Elle se sent surveillée par l'APEA, dépendante de sa curatrice. Tout cela lui pèse. «J'en suis parfois arrivée à un point où je ne voulais plus continuer», raconte-t-elle d'une voix étouffée. Elle a du mal à trouver le sommeil. Et quand elle le trouve, elle se réveille en sursaut au milieu de la nuit, baignée de sueur. Elle prend des somnifères qui ne servent bientôt plus à rien. Elle prend un avocat pour se défendre contre les mesures de l'APEA.

«Cela me met mal à l'aise»

«J’ai l’impression que l'APEA s’est dit: bon, cette femme va bientôt avoir 90 ans. Ça suffit maintenant!» Erica Mayer reporte son regard sur l’écran. L’ordinateur est neuf. Avec son téléphone, elle scanne un code QR affiché à l’écran. Elle accède ainsi à la banque en ligne. Un soupir s’échappe d’elle. Plusieurs ordres de paiement sont toujours en attente, la tutrice ne les a pas encore autorisés. Pourtant, le jardinier devrait être payé. Et le dentiste aussi.

Elle change de compte en ligne, fait défiler l’écran de haut en bas. Non, ici non plus, rien. «Devoir de l’argent à quelqu’un qui a travaillé pour moi — ça me met vraiment mal à l’aise.» Elle a même reçu des relances. Un paiement pour un abonnement à un magazine est bloqué depuis un moment déjà. «Que veut-on encore me prendre ? Ces mesures sont inhumaines.»

Erica Mayer est maintenant affaissée sur elle-même. Elle se tourne sur sa chaise de bureau et regarde une étagère remplie de classeurs colorés, dont les dos portent les inscriptions «UBS», «Banque cantonale», «Raiffeisen» ou «Migros-Bank». Depuis l’intervention de l'APEA, tout est devenu chaotique. La Banque cantonale a même rompu toutes ses relations commerciales avec elle. «J’ai peur de perdre le contrôle de mes finances.»

Un jugement en sa faveur

Quelques semaines plus tard, elle envoie au Beobachter un jugement. Le conseil de district a partiellement levé sa tutelle. La retraitée peut de nouveau gérer librement ses comptes. Seulement, pour tout ce qui concerne la maison, l'APEA doit toujours donner son accord. Par exemple, si elle veut contracter une nouvelle hypothèque.

La plaignante a désormais reconnu qu’elle avait été victime d’une escroquerie sur Internet, indique le motif du jugement. Il est également évident qu’elle souffre beaucoup de l’atteinte à son autonomie et qu’elle a même déclaré avoir perdu la joie de vivre. C’est pourquoi la tutelle n'est pas adaptée.

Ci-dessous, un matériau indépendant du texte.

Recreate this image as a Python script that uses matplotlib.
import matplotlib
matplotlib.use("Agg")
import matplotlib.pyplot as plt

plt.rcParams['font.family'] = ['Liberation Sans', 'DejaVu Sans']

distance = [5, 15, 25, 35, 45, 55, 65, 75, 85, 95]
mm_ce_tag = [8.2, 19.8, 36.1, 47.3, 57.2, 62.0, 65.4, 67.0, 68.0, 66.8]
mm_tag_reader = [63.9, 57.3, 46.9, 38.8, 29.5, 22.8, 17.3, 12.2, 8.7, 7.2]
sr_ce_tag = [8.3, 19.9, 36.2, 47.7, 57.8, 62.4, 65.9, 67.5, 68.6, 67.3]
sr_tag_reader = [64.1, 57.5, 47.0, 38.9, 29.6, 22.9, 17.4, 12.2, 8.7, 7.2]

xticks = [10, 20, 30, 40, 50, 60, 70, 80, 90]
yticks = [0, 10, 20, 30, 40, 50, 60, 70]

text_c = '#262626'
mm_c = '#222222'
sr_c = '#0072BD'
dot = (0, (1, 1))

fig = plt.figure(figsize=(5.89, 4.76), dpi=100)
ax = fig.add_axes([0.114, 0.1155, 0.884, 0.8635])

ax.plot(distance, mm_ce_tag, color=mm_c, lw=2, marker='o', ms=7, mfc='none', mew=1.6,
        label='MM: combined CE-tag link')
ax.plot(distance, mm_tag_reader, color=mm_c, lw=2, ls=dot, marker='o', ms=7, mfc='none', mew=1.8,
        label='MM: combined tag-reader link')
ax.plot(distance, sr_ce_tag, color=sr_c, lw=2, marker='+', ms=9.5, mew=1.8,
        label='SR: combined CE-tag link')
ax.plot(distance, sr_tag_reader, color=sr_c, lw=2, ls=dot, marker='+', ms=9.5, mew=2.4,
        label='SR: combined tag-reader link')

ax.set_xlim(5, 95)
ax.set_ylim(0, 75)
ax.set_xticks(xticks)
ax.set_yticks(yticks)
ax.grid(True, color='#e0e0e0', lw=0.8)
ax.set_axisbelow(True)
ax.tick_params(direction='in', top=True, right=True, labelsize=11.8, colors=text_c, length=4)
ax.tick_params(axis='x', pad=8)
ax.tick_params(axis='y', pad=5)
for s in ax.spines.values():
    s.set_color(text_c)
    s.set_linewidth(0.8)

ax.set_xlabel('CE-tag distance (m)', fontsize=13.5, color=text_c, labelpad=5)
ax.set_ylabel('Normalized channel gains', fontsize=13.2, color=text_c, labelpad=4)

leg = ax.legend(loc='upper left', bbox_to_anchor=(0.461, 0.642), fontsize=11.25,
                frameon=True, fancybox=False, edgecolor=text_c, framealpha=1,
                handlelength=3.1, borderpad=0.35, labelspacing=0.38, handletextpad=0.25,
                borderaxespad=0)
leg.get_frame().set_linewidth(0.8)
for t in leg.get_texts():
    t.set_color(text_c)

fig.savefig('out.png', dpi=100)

Erica Mayer est soulagée. Mais elle qualifie aussi ce jugement de victoire à la Pyrrhus. Car elle doit assumer seule ses frais d’avocat. Elle n’a pas encore renoncé à l’espoir de récupérer un jour l’argent perdu. On la contacte encore de temps en temps, quelqu’un qui lui promet de retrouver cet argent. «Je sais maintenant que je ne dois plus rien payer», dit-elle. «Mais je sais aussi que, pour cette raison, je n’appellerai plus jamais la police.»